The Scottish Rite in Freemasonry: Degrees, Organization, and its Relationship to Craft Freemasonry


Freemasonry, a fraternal organization with roots dating back centuries, has various branches and degrees that offer members the opportunity for further exploration and advancement within its ranks. One such branch is the Scottish Rite, an appendant body of Freemasonry that adds additional degrees and rituals to the traditional Craft Freemasonry. In this article, we will delve into the Scottish Rite, exploring its degrees, organization, and its relationship with Craft Freemasonry. We will also debunk some common myths associated with Scottish Rite Freemasonry.

Degrees in the Scottish Rite:
The Scottish Rite consists of 33 degrees, which are conferred through a series of rituals and ceremonies. Each degree explores philosophical and moral concepts, building upon the teachings found in the Craft Freemasonry. The degrees are divided into several series, including the Lodge of Perfection (4°-14°), the Council of Princes of Jerusalem (15°-16°), the Chapter of Rose Croix (17°-18°), the Council of Kadosh (19°-30°), and the Consistory (31°-32°). The 33rd degree is an honorary degree, bestowed upon individuals who have made significant contributions to Freemasonry or society as a whole.

Organization of the Scottish Rite:
The Scottish Rite is organized into governing bodies known as Supreme Councils, which oversee the administration and management of the Rite’s activities within a specific jurisdiction. Each Supreme Council is responsible for coordinating the Scottish Rite lodges, known as Valleys, within its jurisdiction. Valleys serve as local centers for Scottish Rite Masons, where they come together for meetings, ceremonies, and further education in the degrees.

In the UK and other Commonwealth Countries, the Order is referred to as The Ancient and Accepted Rite or more commonly “The Order of Rose Croix” and the thermology for lodge follows that of Craft Lodges, eg. The term Valleys is not used in the UK. For more on the UK Supreme Council, see here

Relationship to Craft Freemasonry:
Scottish Rite Freemasonry is an appendant body to Craft Freemasonry, meaning that it is an additional organization one can join after becoming a Master Mason in a Craft Lodge. The degrees conferred in the Scottish Rite build upon the foundational principles of Craft Freemasonry and offer members an opportunity for further exploration and personal growth within the fraternity. It is important to note that Scottish Rite Freemasonry does not supersede or replace Craft Freemasonry; instead, it complements and expands upon it.

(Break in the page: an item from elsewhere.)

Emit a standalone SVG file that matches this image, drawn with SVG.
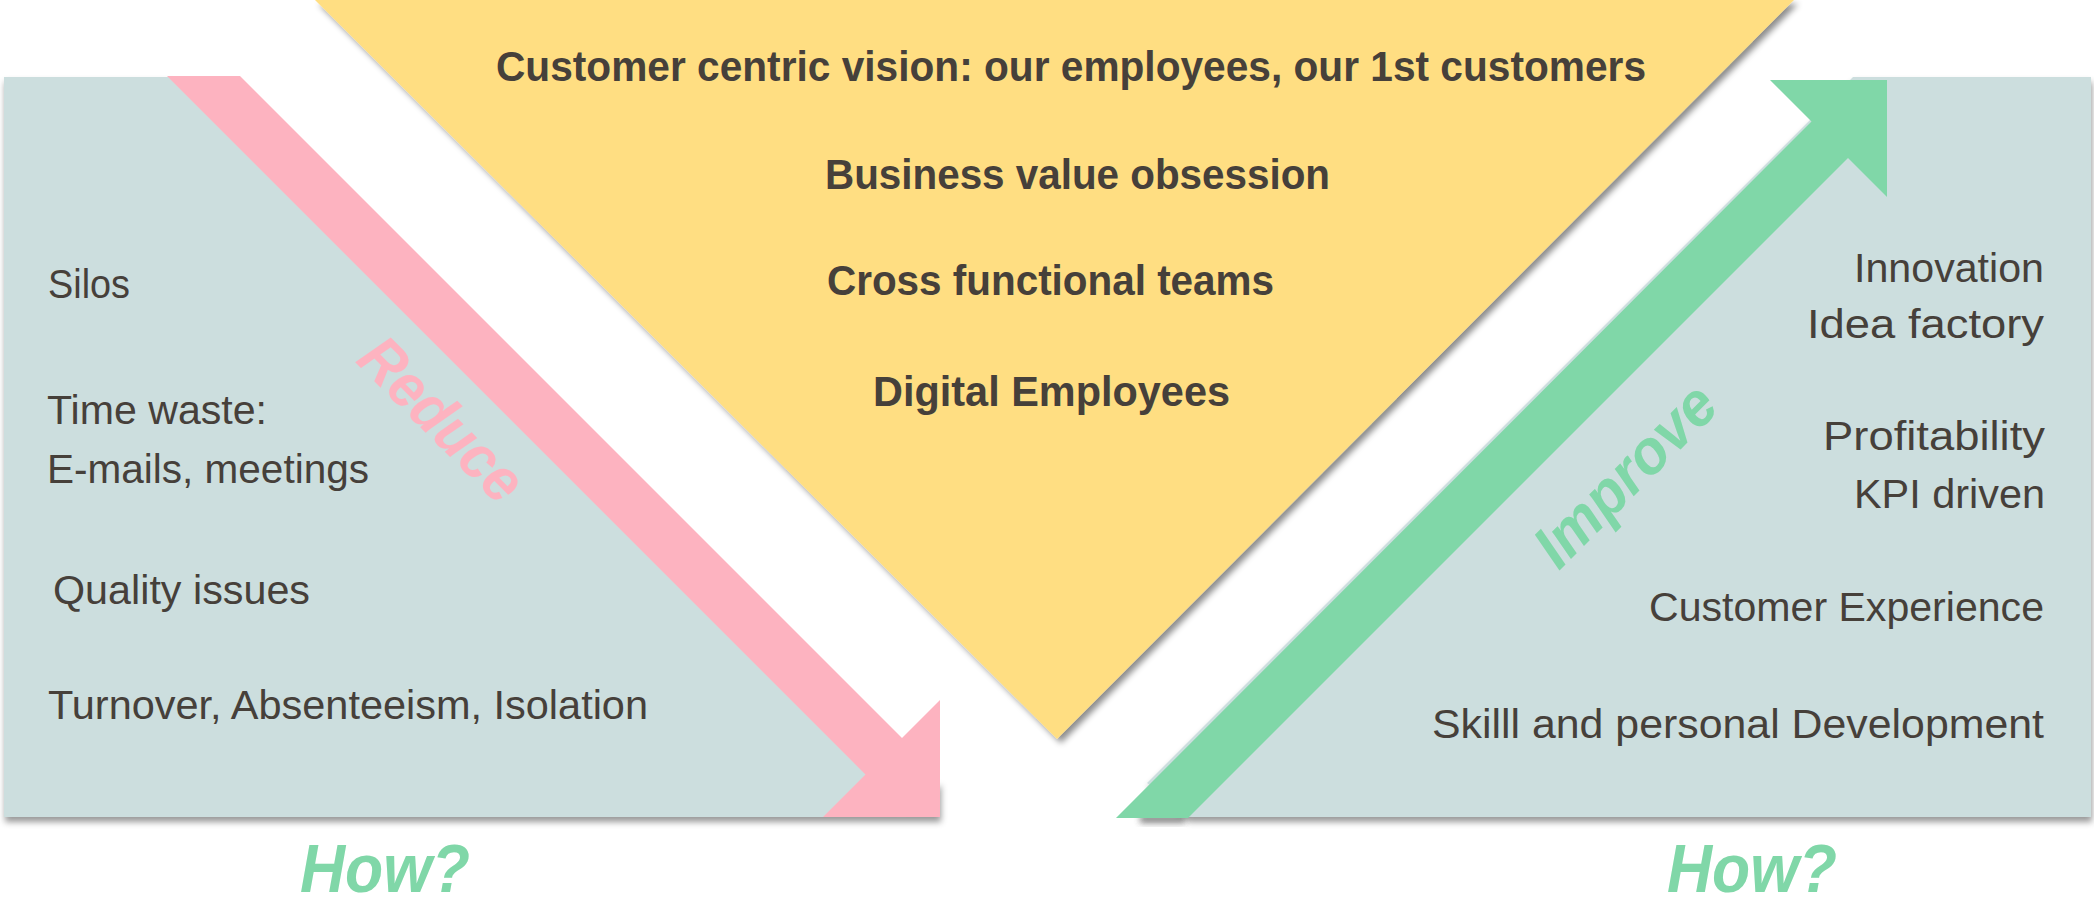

Myths about Scottish Rite Freemasonry:

  1. “Scottish Rite Freemasonry is more superior or important than Craft Freemasonry.” This is a common misconception. While the Scottish Rite offers additional degrees and rituals, it does not rank higher or hold more authority than Craft Freemasonry. Both branches are integral parts of Freemasonry, offering members different avenues for personal and philosophical development.
  2. “Scottish Rite Freemasonry is a secret society with hidden agendas.” Freemasonry, including the Scottish Rite, is not a secret society. It is a fraternal organization that openly promotes its principles of brotherly love, charity, and moral growth. The rituals and ceremonies within the Scottish Rite are not secret; they are considered private and are only disclosed to members during their initiation.
  3. “Scottish Rite Freemasonry is involved in political or religious conspiracies.” Freemasonry, including the Scottish Rite, is a non-political and non-religious organization. It does not engage in political activities or promote specific religious beliefs. Freemasonry emphasizes personal integrity, ethical conduct, and the pursuit of knowledge and understanding.

The Scottish Rite is a fascinating branch of Freemasonry that offers members an opportunity for further advancement and exploration within the fraternity. Its degrees, rituals, and organization build upon the principles found in Craft Freemasonry, promoting personal growth, moral development, and the bonds of brotherhood. By debunking the myths surrounding Scottish Rite Freemasonry, we can better understand and appreciate the valuable contributions this branch makes to the broader Masonic community.